Knut Østby

Personal information
- Nationality: Norwegian
- Born: 12 November 1922 Modum
- Died: 6 August 2010 (aged 87)

Sport
- Sport: Canoeing

Medal record
Men's canoe sprint
Olympic Games
| Silver medal – second place | 1948 London | K-2 10000 m |
World Championships
| Silver medal – second place | 1950 Copenhagen | K-2 1000 m |

= Knut Østby =

Norwegian canoe racer

Knut Østby (12 November 1922 – 6 August 2010) was a Norwegian sprint canoeist who competed from the late 1940s to the late 1950s. Participating in three Summer Olympics, he won a silver medal in the K-2 10000 m event at London in 1948 and another in the K-2 1000 m event at the 1950 World Championships.

==Career==
Østby was born in Modum, but grew up in Bærum, and was a member of Bærum KK. He was a new name in Norwegian and international kayaking after 1945, as most of the pre-war organized sporting activity had been put on ice during World War II. Already in 1948, before the Summer Olympics that year, Østby and his teammate Ivar Mathisen were considered as having the highest medal hopes in the Norwegian canoeing squad. Østby and Mathisen proceeded to win the silver medal in the K-2 10000 m event and finished fourth in the K-2 1000 m. At the 1950 World Championships he won another silver medal in the K-2 1000 m event. Two years later he finished fifth in both the K-2 1000 m and the K-2 10000 m events at the 1952 Summer Olympics. Ivar Mathisen remained his partner in the K-2 canoe during these years.
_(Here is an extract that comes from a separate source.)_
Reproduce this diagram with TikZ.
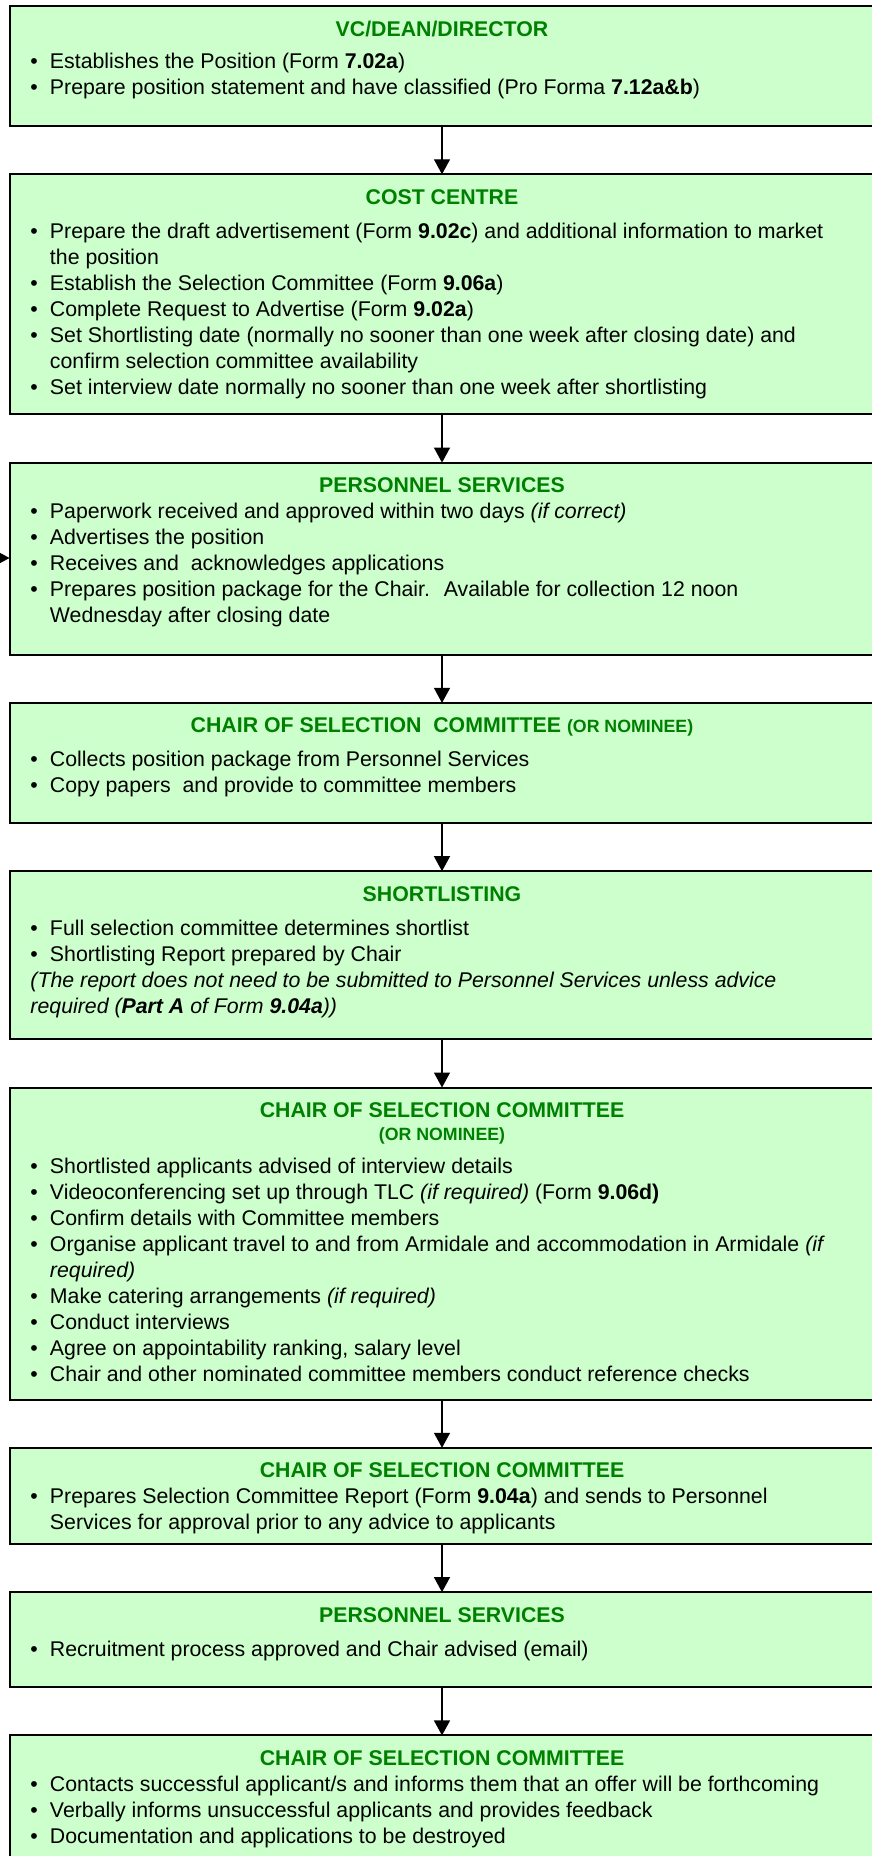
\documentclass[tikz,border=0pt]{standalone}
\usepackage{fontspec}
\setmainfont{Liberation Sans}
\usetikzlibrary{positioning, arrows.meta}

\definecolor{stagefill}{HTML}{CCFFCC}
\definecolor{headgreen}{HTML}{008000}

% heading line of a stage box
\newcommand{\stagehead}[1]{{\centering\rule{0pt}{30pt}\color{headgreen}\bfseries #1\par}}
\newcommand{\smallhead}[1]{{\fontsize{17.75}{23}\selectfont #1}}
% bulleted tasks
\newenvironment{tasks}{\list{\textbullet}{%
    \setlength\leftmargin{19.5pt}\setlength\labelwidth{19.5pt}%
    \setlength\labelsep{0pt}\setlength\itemsep{0pt}\setlength\parsep{0pt}%
    \setlength\topsep{0pt}\setlength\partopsep{0pt}%
    \def\makelabel##1{##1\hfil}}}{\endlist}
\newcommand{\stagebody}[2]{\begin{minipage}[t][#1][t]{823pt}\raggedright #2\end{minipage}}

\begin{document}
\begin{tikzpicture}[x=1pt, y=1pt,
    stage/.style={draw=black, line width=2pt, fill=stagefill, inner ysep=0pt,
        inner xsep=21pt, outer sep=0pt, font=\fontsize{21.3}{26}\selectfont},
    flow/.style={-{Triangle[width=16pt, length=15pt]}, line width=1.3pt},
    node distance=48.3pt]
    \useasboundingbox (0,0) rectangle (871,-1856);

    \node[stage, anchor=north] (vc) at (442,-6) {\stagebody{120pt}{%
        \stagehead{VC/DEAN/DIRECTOR}\vspace{6pt}
        \begin{tasks}
        \item Establishes the Position (Form \textbf{7.02a})
        \item Prepare position statement and have classified (Pro Forma \textbf{7.12a\&b})
        \end{tasks}}};
    \node[stage, below=of vc] (cost) {\stagebody{240pt}{%
        \stagehead{COST CENTRE}\vspace{8pt}
        \begin{tasks}
        \item Prepare the draft advertisement (Form \textbf{9.02c}) and additional information to market\newline the position
        \item Establish the Selection Committee (Form \textbf{9.06a})
        \item Complete Request to Advertise (Form \textbf{9.02a})
        \item Set Shortlisting date (normally no sooner than one week after closing date) and\newline confirm selection committee availability
        \item Set interview date normally no sooner than one week after shortlisting
        \end{tasks}}};
    \node[stage, below=of cost] (pers) {\stagebody{192pt}{%
        \stagehead{PERSONNEL SERVICES}
        \begin{tasks}
        \item Paperwork received and approved within two days \textit{(if correct)}
        \item Advertises the position
        \item Receives and~ acknowledges applications
        \item Prepares position package for the Chair.~ Available for collection 12 noon\newline Wednesday after closing date
        \end{tasks}}};
    \node[stage, below=of pers] (chair) {\stagebody{120pt}{%
        \stagehead{CHAIR OF SELECTION~ COMMITTEE \smallhead{(OR NOMINEE)}}\vspace{8pt}
        \begin{tasks}
        \item Collects position package from Personnel Services
        \item Copy papers~ and provide to committee members
        \end{tasks}}};
    \node[stage, below=of chair] (short) {\stagebody{168pt}{%
        \stagehead{SHORTLISTING}\vspace{8pt}
        \begin{tasks}
        \item Full selection committee determines shortlist
        \item Shortlisting Report prepared by Chair
        \end{tasks}
        \textit{(The report does not need to be submitted to Personnel Services unless advice\newline required (\textbf{Part A} of Form \textbf{9.04a}))}}};
    \node[stage, below=of short] (inter) {\stagebody{312pt}{%
        \stagehead{CHAIR OF SELECTION COMMITTEE}
        {\centering\color{headgreen}\bfseries\smallhead{(OR NOMINEE)\par}}\vspace{7pt}
        \begin{tasks}
        \item Shortlisted applicants advised of interview details
        \item Videoconferencing set up through TLC \textit{(if required)} (Form \textbf{9.06d)}
        \item Confirm details with Committee members
        \item Organise applicant travel to and from Armidale and accommodation in Armidale \textit{(if\newline required)}
        \item Make catering arrangements \textit{(if required)}
        \item Conduct interviews
        \item Agree on appointability ranking, salary level
        \item Chair and other nominated committee members conduct reference checks
        \end{tasks}}};
    \node[stage, below=of inter] (report) {\stagebody{96pt}{%
        \stagehead{CHAIR OF SELECTION COMMITTEE}
        \begin{tasks}
        \item Prepares Selection Committee Report (Form \textbf{9.04a}) and sends to Personnel\newline Services for approval prior to any advice to applicants
        \end{tasks}}};
    \node[stage, below=of report] (approve) {\stagebody{95pt}{%
        \stagehead{PERSONNEL SERVICES}\vspace{8pt}
        \begin{tasks}
        \item Recruitment process approved and Chair advised (email)
        \end{tasks}}};
    \node[stage, below=of approve] (final) {\stagebody{170pt}{%
        \stagehead{CHAIR OF SELECTION COMMITTEE}
        \begin{tasks}
        \item Contacts successful applicant/s and informs them that an offer will be forthcoming
        \item Verbally informs unsuccessful applicants and provides feedback
        \item Documentation and applications to be destroyed
        \end{tasks}}};

    \draw[flow] (vc) -- (cost);
    \draw[flow] (cost) -- (pers);
    \draw[flow] (pers) -- (chair);
    \draw[flow] (chair) -- (short);
    \draw[flow] (short) -- (inter);
    \draw[flow] (inter) -- (report);
    \draw[flow] (report) -- (approve);
    \draw[flow] (approve) -- (final);
    % feed from the left into personnel services
    \coordinate (feed) at (-40,-558);
    \draw[flow] (feed) -- (feed -| pers.west);
\end{tikzpicture}
\end{document}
In 1953 Østby competed in the Canoe Slalom World Championships in Meran, Italy. He was considered as being without any sporting hopes for the competition, having no prior experience with whitewater kayaking—the newspaper Verdens Gang quoted him as saying "I don't even know what kind of boat to use". The participation was essentially regarded as a test to see whether slalom kayaking should be taken up in Norway—where it was largely unknown, despite the country's abundance of whitewater locations. Østby was the only competitor from Norway, but the vice chairman of the Norwegian Canoe Association traveled with him to help evaluate the championship. The stay and the travel to Italy were paid for in full by the Italian arrangement committee. As it turned out, whitewater kayaking did not reach Norway until the 1960s and was not organized within the Norwegian Canoe Association until 1972.

Østby continued his career in sprint canoeing. At the 1956 Summer Olympics he finished eighth in the K-1 10000 m event, and competed without reaching the final in the K-1 1000 m event. In domestic competitions, he took fifteen national titles between 1946 and 1959, and won the King's Cup for best canoeist in 1955, 1956 and 1957.

Østby lived in Sandvika. He died in August 2010.